フロート式スチームトラップには、大容量のリボイラーのような大量のドレンに対応するものなどがあり、用途に応じた容量を選べます。選定の際には流量条件を考慮し、適切な排出能力を備えたものを選ぶといいでしょう。

フロート式スチームトラップのデメリット

フロート式スチームトラップのデメリットには、以下の2つがあります。

  • スチームハンマーに弱い
  • 凍結による破損のリスクがある

それぞれについて解説します。

スチームハンマーに弱い

フロート式スチームトラップの構造上、スチームハンマーには弱いです。

スチームハンマーは、高圧によって押されたドレンや蒸気が配管内で加速してぶつかる現象のことを指します。発生したドレンが配管や付属機器、部品、またはドレン同士で衝突することにより、スチームハンマーが発生します。

スチームハンマーが発生すると、フロート式スチームトラップの浮動体に衝撃が伝わり、摩耗が生じて故障につながるというリスクがあります。

凍結による破損のリスクがある

気温の下がる冬場や日の当たらない冷えやすい環境の場合、凍結による破損のリスクがあります。

例として、フロートの凍結によって正確な水位を感知できずトラップ内の弁の開閉が正常に行えなくなる場合や、弁の凍結によって開閉動作が行えなくなるなどによってドレンを正常に排出できなくなる場合が挙げられます。
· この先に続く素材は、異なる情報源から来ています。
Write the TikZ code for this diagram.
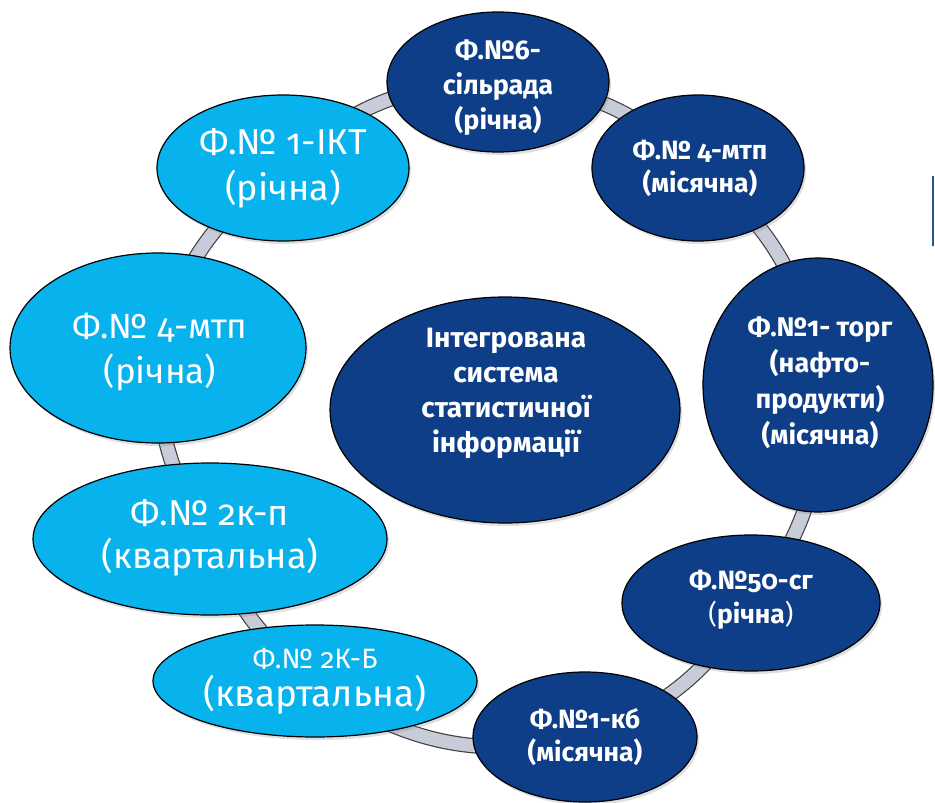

凍結を防止するためには、電熱テープを使用してフロートやバルブを保温します。

用途・ドレンの発生量に応じて適切なフロート式スチームトラップを活用しよう

フロート式スチームトラップはシンプルな構造で摩耗が少ないのが特徴です。トラップ内に流入したドレンを連続排出することで腐食によるトラブルリスクを低減し、効率的にエネルギーを活用できます。

フロート式スチームトラップには耐久性や排水能力の高さに違いがあり、それぞれの能力によって、蒸気配管や熱交換機器などさまざまな用途に利用できます。フロート式スチームトラップを選定する際は、耐圧や耐温、作動圧力範囲、排出能力などを慎重に考慮する必要があります。